O sarcoma de Kaposi é atualmente observado em indivíduos jovens afetados pela síndrome da imunodeficiência adquirida, podendo ser manifestação precoce dessa enfermidade. Aparece como nódulos vermelhos ou violáceos subepiteliais na conjuntiva palpebral ou no fórnice conjuntival. Histologicamente são formados por células fusiformes de núcleo oval e inúmeros capilares.

A biópsia excisional é a técnica básica para o diagnóstico e tratamento dos tumores da conjuntiva. A remoção em bloco da lesão e exame anatomopatológico estão indicados quando a extensão do tumor permite e o diagnóstico clínico é duvidoso. O esfregaço do raspado da lesão conjuntival processado pela técnica de Papanicolaou tem alta especificidade (100%) e sensibilidade (92,9%) para o papiloma conjuntival.

 

DISCUSSÃO DO CASO

O papiloma conjuntival é um tumor benigno do epitélio escamoso estratificado da conjuntiva, mais frequente em homens entre 20 e 39 anos de idade. Consiste em tecido fibrovascular, geralmente localizado em conjuntiva medial e inferior, com crescimento exofítico, invertido ou misto.

A doença não tem causa conhecida, mas tem sido fortemente associada à infecção pelo vírus do papiloma humano (HPV), à exposição a radiações UVs, à imunodeficiência e ao tabagismo. A vacinação contra o HPV tende a diminuir sua incidência e recorrência.

O papiloma pode apresentar-se de diferentes formas. Geralmente é único, extenso e mais vascular em adultos e múltiplos, pequenos e mais recidivantes em crianças. A progressão para carcinoma é rara. O paciente pode ser assintomático ou relatar sensação de corpo estranho, aumento na produção de muco e incapacidade de fechar as pálpebras totalmente.

O tratamento varia de acordo com a sintomatologia e tamanho das lesões. Lesões sésseis e/ou assintomáticas admitem conduta expectante. As lesões maiores e sintomáticas, por sua vez, exigem tratamento cirúrgico com posterior crioterapia para evitar recidivas. Alguns medicamentos podem auxiliar na diminuição de recorrências como a mitomicina C, o 5-fluorouracil, a cimetidina e o interferon α-2β.

 

ASPECTOS RELEVANTES

o papiloma conjuntival é um tumor benigno do epitélio escamoso estratificado da conjuntiva, mais frequente em homens (2:1) e adultos;

tem associação com HPV, radiação UV, imunodeficiência e tabagismo;

em adultos, é geralmente único e extenso, com quadro clínico variável;

em crianças, geralmente são múltiplos, menores e têm mais chance de recidiva;

a biópsia excisional está indicada quando a extensão do tumor permite e há dúvida no diagnóstico clínico;

lesões pequenas admitem conduta expectante enquanto lesões maiores e sintomáticas exigem tratamento cirúrgico e crioterapia;

tem bom prognóstico, sendo rara a progressão para carcinoma.

 

REFERÊNCIAS

1. Pereira APF. Lesões não melanocíticas da conjuntiva [dissertação]. Coimbra: Universidade de Coimbra, Faculdade de Medicina; 2010.

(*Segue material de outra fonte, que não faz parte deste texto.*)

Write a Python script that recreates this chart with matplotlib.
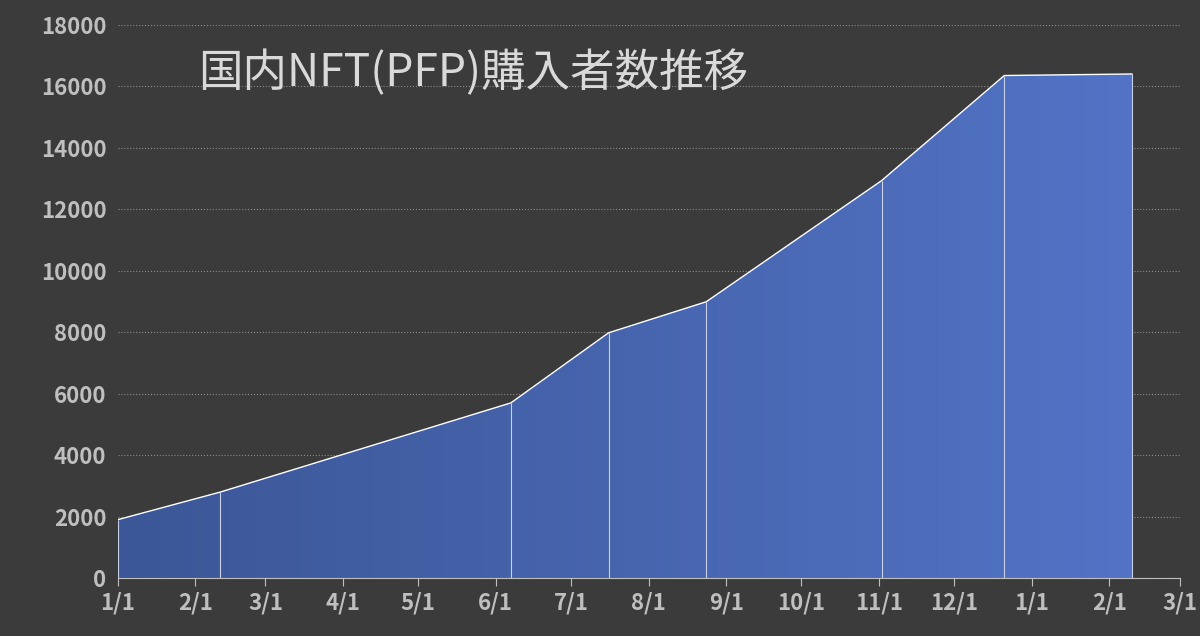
import numpy as np
import matplotlib.pyplot as plt
import matplotlib.dates as mdates
from matplotlib.patches import Polygon
from matplotlib.colors import LinearSegmentedColormap
import datetime as dt

plt.rcParams['font.family'] = ['Noto Sans CJK JP', 'DejaVu Sans']

dates = ["2022-01-01", "2022-02-11", "2022-06-07", "2022-07-16",
         "2022-08-24", "2022-11-02", "2022-12-21", "2023-02-10"]
buyers = [1900, 2800, 5700, 7980, 8990, 12930, 16350, 16400]
title = "国内NFT(PFP)購入者数推移"

x = mdates.date2num([dt.datetime.fromisoformat(d) for d in dates])
bg = "#3b3b3b"

fig = plt.figure(figsize=(12, 6.36), dpi=100, facecolor=bg)
ax = fig.add_axes([0.098, 0.091, 0.885, 0.87], facecolor=bg)

# gradient fill under the line
poly = Polygon(np.column_stack([np.r_[x, x[-1], x[0]], np.r_[buyers, 0, 0]]),
               closed=True, facecolor="none", edgecolor="none")
ax.add_patch(poly)
grad = np.linspace(0, 1, 256).reshape(1, -1)
cmap = LinearSegmentedColormap.from_list("g", ["#3c5797", "#5273c6"])
im = ax.imshow(grad, cmap=cmap, aspect="auto", extent=[x[0], x[-1], 0, 18000],
               origin="lower", zorder=2)
im.set_clip_path(poly)
ax.plot(x, buyers, color="white", lw=1, zorder=3)
ax.vlines(x, 0, buyers, color="#c8d0e8", lw=0.8, zorder=3)

ax.set_xlim(mdates.date2num(dt.datetime(2022, 1, 1)), mdates.date2num(dt.datetime(2023, 3, 1)))
ax.set_ylim(0, 18000)
ax.set_yticks(range(0, 18001, 2000))
ax.yaxis.grid(True, linestyle=":", color="#8a8a8a", lw=0.8)
ax.set_axisbelow(True)
ax.xaxis.set_major_locator(mdates.MonthLocator())
ax.xaxis.set_major_formatter(mdates.DateFormatter("%-m/%-d"))
ax.tick_params(axis="x", colors="#bfbfbf", length=6, direction="out", labelsize=16)
ax.tick_params(axis="y", colors="#bfbfbf", length=0, labelsize=16, pad=8)
for lab in ax.get_xticklabels() + ax.get_yticklabels():
    lab.set_fontweight("bold")
for s in ["top", "right", "left"]:
    ax.spines[s].set_visible(False)
ax.spines["bottom"].set_color("#bfbfbf")

fig.text(0.165, 0.885, title, color="#d9d9d9", fontsize=32, va="center")

fig.savefig("out.png", dpi=100, facecolor=bg)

2. Alves LFA, Fernandes BF, Burnier JV, Zoroquiain P, Eskenazi DT, Burnier Jr MN. Incidence of epithelial lesions of the conjunctiva in a review of 12,102 specimens in Canada (Quebec). Arq Bras Oftalmol. 2011;74(1):21-3.

3. Buggage RR, Smith JA, Shen D, Chan C. Conjunctival papillomas caused by human papillomavirus type 33. Arch Ophthalmol. 2002;120(2):202-4.

4. Lima CGMG, Veloso JCB, Tavares AD, Jungman P, Vasconcelos AA. Método citológico e histopatológico no diagnóstico das lesões da conjuntiva: estudo comparativo. Arq Bras Oftalmol. 2005;68(5):623-6.